**Job:** Return the listing below verbatim. Pictures do not belong in the copy.

▶

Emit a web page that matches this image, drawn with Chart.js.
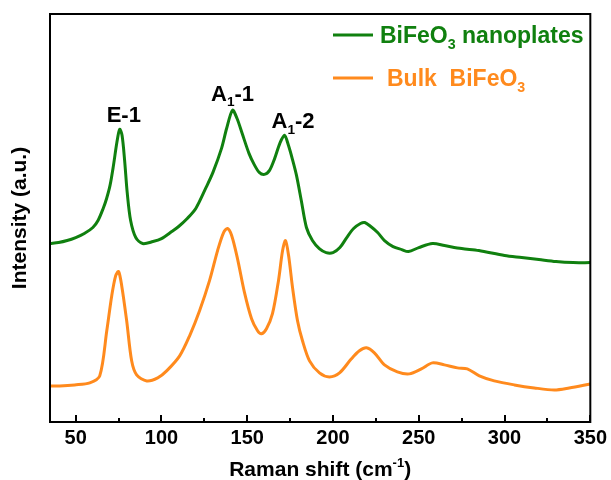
<!DOCTYPE html>
<html>
<head>
<meta charset="utf-8">
<script src="https://cdn.jsdelivr.net/npm/chart.js@4"></script>
<style>
  html, body { margin: 0; padding: 0; background: #fff; }
  #wrap { width: 611px; height: 480px; }
</style>
</head>
<body>
<div id="wrap"><canvas id="ramanChart" width="611" height="480"></canvas></div>
<script>
// Raman shift (cm-1) / intensity (a.u.)
const nanoShift = [35, 40, 45, 50, 55, 60, 63, 66, 68, 70, 72, 74, 75.6, 77, 78.5, 80, 82, 85, 89, 95,
  100, 106, 110, 115, 120, 126, 130, 135, 138, 141.4, 144, 147, 151, 154, 157, 160, 163, 166, 169, 171.7,
  174, 176.5, 178.7, 181.5, 184.5, 188, 192, 196, 200, 204, 208, 212, 216, 218.5, 222, 226, 230, 235, 240, 244,
  250, 258, 265, 275, 285, 300, 310, 320, 330, 340, 350];
const nanoIntensity = [178, 179, 181, 184, 188, 194, 201, 213, 223, 236, 256, 279, 292, 286, 261, 229, 201, 184, 178, 180,
  183, 190, 195, 203, 213, 234, 249, 273, 293, 311, 303, 288, 268, 257, 249, 247, 251, 263, 278, 286,
  276, 261, 246, 221, 194, 181, 173, 169, 169, 174, 184, 193, 198, 199, 195, 189, 181, 175, 172, 170,
  174, 178, 176, 173, 171, 166, 164, 162, 160, 159, 159];

const bulkShift = [35, 40.7, 49.4, 58.2, 64, 68.1, 71, 73.3, 75, 76.8, 79.7, 82.6, 85.5, 91.4, 97.8, 103, 110.6, 116.4,
  122.2, 128, 132.7, 136.2, 138.5, 140.9, 144.3, 148.4, 152.5, 156, 158.3, 161.2, 164.7, 168.2, 170.6, 172.3, 174.1,
  176.4, 179.3, 182.2, 186.3, 192.1, 197.9, 203.8, 210.7, 215.4, 219.5, 224.1, 230, 237.5, 244.5, 251.5, 257.9,
  264.9, 272.5, 278.3, 285.3, 294, 305.7, 317.3, 329, 337.7, 350];
const bulkIntensity = [36, 36, 37, 39, 46, 91, 126, 146, 150, 136, 101, 61, 47, 41, 44, 51, 66, 86,
  111, 141, 171, 189, 193, 186, 163, 129, 103, 91, 88, 93, 108, 141, 171, 181, 166,
  134, 101, 81, 61, 49, 45, 49, 63, 71, 74, 69, 57, 50, 48, 53, 59,
  57, 54, 53, 46, 41, 37, 34, 32, 34, 38];

const xTicks = [50, 100, 150, 200, 250, 300, 350];
const xMinorTicks = [75, 125, 175, 225, 275, 325];

// peak labels: text parts, centre shift, baseline intensity
const peakLabels = [
  [{ t: "E-1" }],
  [{ t: "A" }, { t: "1", sub: true }, { t: "-1" }],
  [{ t: "A" }, { t: "1", sub: true }, { t: "-2" }]
];
const peakAt = [78, 141.4, 176.7];
const peakLabelY = [299, 320, 293];

const seriesNames = [
  [{ t: "BiFeO" }, { t: "3", sub: true }, { t: " nanoplates" }],
  [{ t: "Bulk  BiFeO" }, { t: "3", sub: true }]
];
const GREEN = "#10800f";
const ORANGE = "#ff8a1d";
const FAMILY = '"Liberation Sans", Arial, sans-serif';

function richWidth(ctx, parts, size) {
  let w = 0;
  parts.forEach(p => {
    const s = (p.sub || p.sup) ? size * 0.62 : size;
    ctx.font = `bold ${s}px ${FAMILY}`;
    w += ctx.measureText(p.t).width;
  });
  return w;
}

function drawRich(ctx, parts, x, y, size, color) {
  ctx.fillStyle = color;
  ctx.textAlign = "left";
  ctx.textBaseline = "alphabetic";
  let cx = x;
  parts.forEach(p => {
    const s = (p.sub || p.sup) ? size * 0.62 : size;
    ctx.font = `bold ${s}px ${FAMILY}`;
    const dy = p.sub ? size * 0.24 : (p.sup ? -size * 0.42 : 0);
    ctx.fillText(p.t, cx, y + dy);
    cx += ctx.measureText(p.t).width;
  });
}

const decorations = {
  id: "decorations",
  afterDraw(chart) {
    const { ctx, chartArea: a, scales } = chart;
    const xs = scales.x, ys = scales.y;
    ctx.save();

    // frame
    ctx.strokeStyle = "#000";
    ctx.lineWidth = 2;
    ctx.strokeRect(a.left, a.top, a.right - a.left, a.bottom - a.top);

    // inward ticks on bottom axis
    ctx.beginPath();
    xTicks.forEach(v => {
      const px = Math.round(xs.getPixelForValue(v));
      ctx.moveTo(px, a.bottom); ctx.lineTo(px, a.bottom - 7);
    });
    xMinorTicks.forEach(v => {
      const px = Math.round(xs.getPixelForValue(v));
      ctx.moveTo(px, a.bottom); ctx.lineTo(px, a.bottom - 4);
    });
    ctx.stroke();

    // peak labels
    peakLabels.forEach((parts, i) => {
      const w = richWidth(ctx, parts, 22);
      drawRich(ctx, parts, xs.getPixelForValue(peakAt[i]) - w / 2, ys.getPixelForValue(peakLabelY[i]), 22, "#000");
    });

    // legend
    const colors = [GREEN, ORANGE];
    const rowY = [a.top + 21, a.top + 64];
    const textX = [380, 387];
    seriesNames.forEach((parts, i) => {
      ctx.strokeStyle = colors[i];
      ctx.lineWidth = 3;
      ctx.beginPath();
      ctx.moveTo(333, rowY[i]); ctx.lineTo(373, rowY[i]);
      ctx.stroke();
      drawRich(ctx, parts, textX[i], rowY[i] + 8, 23, colors[i]);
    });

    // axis titles
    const xt = [{ t: "Raman shift (cm" }, { t: "-1", sup: true }, { t: ")" }];
    const xw = richWidth(ctx, xt, 21);
    drawRich(ctx, xt, (a.left + a.right) / 2 - xw / 2, 476, 21, "#000");

    ctx.translate(20, (a.top + a.bottom) / 2);
    ctx.rotate(-Math.PI / 2);
    ctx.font = `bold 21px ${FAMILY}`;
    ctx.fillStyle = "#000";
    ctx.textAlign = "center";
    ctx.textBaseline = "middle";
    ctx.fillText("Intensity (a.u.)", 0, 0);
    ctx.restore();
  }
};

new Chart(document.getElementById("ramanChart"), {
  type: "line",
  data: {
    datasets: [
      {
        label: "BiFeO3 nanoplates",
        data: nanoShift.map((x, i) => ({ x: x, y: nanoIntensity[i] })),
        borderColor: GREEN,
        borderWidth: 3,
        pointRadius: 0,
        tension: 0.3
      },
      {
        label: "Bulk BiFeO3",
        data: bulkShift.map((x, i) => ({ x: x, y: bulkIntensity[i] })),
        borderColor: ORANGE,
        borderWidth: 3,
        pointRadius: 0,
        tension: 0.3
      }
    ]
  },
  options: {
    responsive: false,
    animation: false,
    layout: { padding: { left: 50, right: 20, top: 14, bottom: 26 } },
    plugins: { legend: { display: false }, tooltip: { enabled: false } },
    scales: {
      x: {
        type: "linear",
        min: 35,
        max: 350,
        afterBuildTicks: (scale) => { scale.ticks = xTicks.map(v => ({ value: v })); },
        ticks: {
          color: "#000",
          padding: 4,
          maxRotation: 0,
          font: { family: FAMILY, size: 20, weight: "bold" }
        },
        grid: { display: false, drawTicks: false },
        border: { display: true, color: "#000", width: 2 }
      },
      y: {
        display: false,
        min: 0,
        max: 407
      }
    }
  },
  plugins: [decorations]
});
</script>
</body>
</html>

◀

**Answer to the task:**
Emit a web page that matches this image, drawn with Chart.js.
<!DOCTYPE html>
<html>
<head>
<meta charset="utf-8">
<script src="https://cdn.jsdelivr.net/npm/chart.js@4"></script>
<style>
  html, body { margin: 0; padding: 0; background: #fff; }
  #wrap { width: 611px; height: 480px; }
</style>
</head>
<body>
<div id="wrap"><canvas id="ramanChart" width="611" height="480"></canvas></div>
<script>
// Raman shift (cm-1) / intensity (a.u.)
const nanoShift = [35, 40, 45, 50, 55, 60, 63, 66, 68, 70, 72, 74, 75.6, 77, 78.5, 80, 82, 85, 89, 95,
  100, 106, 110, 115, 120, 126, 130, 135, 138, 141.4, 144, 147, 151, 154, 157, 160, 163, 166, 169, 171.7,
  174, 176.5, 178.7, 181.5, 184.5, 188, 192, 196, 200, 204, 208, 212, 216, 218.5, 222, 226, 230, 235, 240, 244,
  250, 258, 265, 275, 285, 300, 310, 320, 330, 340, 350];
const nanoIntensity = [178, 179, 181, 184, 188, 194, 201, 213, 223, 236, 256, 279, 292, 286, 261, 229, 201, 184, 178, 180,
  183, 190, 195, 203, 213, 234, 249, 273, 293, 311, 303, 288, 268, 257, 249, 247, 251, 263, 278, 286,
  276, 261, 246, 221, 194, 181, 173, 169, 169, 174, 184, 193, 198, 199, 195, 189, 181, 175, 172, 170,
  174, 178, 176, 173, 171, 166, 164, 162, 160, 159, 159];

const bulkShift = [35, 40.7, 49.4, 58.2, 64, 68.1, 71, 73.3, 75, 76.8, 79.7, 82.6, 85.5, 91.4, 97.8, 103, 110.6, 116.4,
  122.2, 128, 132.7, 136.2, 138.5, 140.9, 144.3, 148.4, 152.5, 156, 158.3, 161.2, 164.7, 168.2, 170.6, 172.3, 174.1,
  176.4, 179.3, 182.2, 186.3, 192.1, 197.9, 203.8, 210.7, 215.4, 219.5, 224.1, 230, 237.5, 244.5, 251.5, 257.9,
  264.9, 272.5, 278.3, 285.3, 294, 305.7, 317.3, 329, 337.7, 350];
const bulkIntensity = [36, 36, 37, 39, 46, 91, 126, 146, 150, 136, 101, 61, 47, 41, 44, 51, 66, 86,
  111, 141, 171, 189, 193, 186, 163, 129, 103, 91, 88, 93, 108, 141, 171, 181, 166,
  134, 101, 81, 61, 49, 45, 49, 63, 71, 74, 69, 57, 50, 48, 53, 59,
  57, 54, 53, 46, 41, 37, 34, 32, 34, 38];

const xTicks = [50, 100, 150, 200, 250, 300, 350];
const xMinorTicks = [75, 125, 175, 225, 275, 325];

// peak labels: text parts, centre shift, baseline intensity
const peakLabels = [
  [{ t: "E-1" }],
  [{ t: "A" }, { t: "1", sub: true }, { t: "-1" }],
  [{ t: "A" }, { t: "1", sub: true }, { t: "-2" }]
];
const peakAt = [78, 141.4, 176.7];
const peakLabelY = [299, 320, 293];

const seriesNames = [
  [{ t: "BiFeO" }, { t: "3", sub: true }, { t: " nanoplates" }],
  [{ t: "Bulk  BiFeO" }, { t: "3", sub: true }]
];
const GREEN = "#10800f";
const ORANGE = "#ff8a1d";
const FAMILY = '"Liberation Sans", Arial, sans-serif';

function richWidth(ctx, parts, size) {
  let w = 0;
  parts.forEach(p => {
    const s = (p.sub || p.sup) ? size * 0.62 : size;
    ctx.font = `bold ${s}px ${FAMILY}`;
    w += ctx.measureText(p.t).width;
  });
  return w;
}

function drawRich(ctx, parts, x, y, size, color) {
  ctx.fillStyle = color;
  ctx.textAlign = "left";
  ctx.textBaseline = "alphabetic";
  let cx = x;
  parts.forEach(p => {
    const s = (p.sub || p.sup) ? size * 0.62 : size;
    ctx.font = `bold ${s}px ${FAMILY}`;
    const dy = p.sub ? size * 0.24 : (p.sup ? -size * 0.42 : 0);
    ctx.fillText(p.t, cx, y + dy);
    cx += ctx.measureText(p.t).width;
  });
}

const decorations = {
  id: "decorations",
  afterDraw(chart) {
    const { ctx, chartArea: a, scales } = chart;
    const xs = scales.x, ys = scales.y;
    ctx.save();

    // frame
    ctx.strokeStyle = "#000";
    ctx.lineWidth = 2;
    ctx.strokeRect(a.left, a.top, a.right - a.left, a.bottom - a.top);

    // inward ticks on bottom axis
    ctx.beginPath();
    xTicks.forEach(v => {
      const px = Math.round(xs.getPixelForValue(v));
      ctx.moveTo(px, a.bottom); ctx.lineTo(px, a.bottom - 7);
    });
    xMinorTicks.forEach(v => {
      const px = Math.round(xs.getPixelForValue(v));
      ctx.moveTo(px, a.bottom); ctx.lineTo(px, a.bottom - 4);
    });
    ctx.stroke();

    // peak labels
    peakLabels.forEach((parts, i) => {
      const w = richWidth(ctx, parts, 22);
      drawRich(ctx, parts, xs.getPixelForValue(peakAt[i]) - w / 2, ys.getPixelForValue(peakLabelY[i]), 22, "#000");
    });

    // legend
    const colors = [GREEN, ORANGE];
    const rowY = [a.top + 21, a.top + 64];
    const textX = [380, 387];
    seriesNames.forEach((parts, i) => {
      ctx.strokeStyle = colors[i];
      ctx.lineWidth = 3;
      ctx.beginPath();
      ctx.moveTo(333, rowY[i]); ctx.lineTo(373, rowY[i]);
      ctx.stroke();
      drawRich(ctx, parts, textX[i], rowY[i] + 8, 23, colors[i]);
    });

    // axis titles
    const xt = [{ t: "Raman shift (cm" }, { t: "-1", sup: true }, { t: ")" }];
    const xw = richWidth(ctx, xt, 21);
    drawRich(ctx, xt, (a.left + a.right) / 2 - xw / 2, 476, 21, "#000");

    ctx.translate(20, (a.top + a.bottom) / 2);
    ctx.rotate(-Math.PI / 2);
    ctx.font = `bold 21px ${FAMILY}`;
    ctx.fillStyle = "#000";
    ctx.textAlign = "center";
    ctx.textBaseline = "middle";
    ctx.fillText("Intensity (a.u.)", 0, 0);
    ctx.restore();
  }
};

new Chart(document.getElementById("ramanChart"), {
  type: "line",
  data: {
    datasets: [
      {
        label: "BiFeO3 nanoplates",
        data: nanoShift.map((x, i) => ({ x: x, y: nanoIntensity[i] })),
        borderColor: GREEN,
        borderWidth: 3,
        pointRadius: 0,
        tension: 0.3
      },
      {
        label: "Bulk BiFeO3",
        data: bulkShift.map((x, i) => ({ x: x, y: bulkIntensity[i] })),
        borderColor: ORANGE,
        borderWidth: 3,
        pointRadius: 0,
        tension: 0.3
      }
    ]
  },
  options: {
    responsive: false,
    animation: false,
    layout: { padding: { left: 50, right: 20, top: 14, bottom: 26 } },
    plugins: { legend: { display: false }, tooltip: { enabled: false } },
    scales: {
      x: {
        type: "linear",
        min: 35,
        max: 350,
        afterBuildTicks: (scale) => { scale.ticks = xTicks.map(v => ({ value: v })); },
        ticks: {
          color: "#000",
          padding: 4,
          maxRotation: 0,
          font: { family: FAMILY, size: 20, weight: "bold" }
        },
        grid: { display: false, drawTicks: false },
        border: { display: true, color: "#000", width: 2 }
      },
      y: {
        display: false,
        min: 0,
        max: 407
      }
    }
  },
  plugins: [decorations]
});
</script>
</body>
</html>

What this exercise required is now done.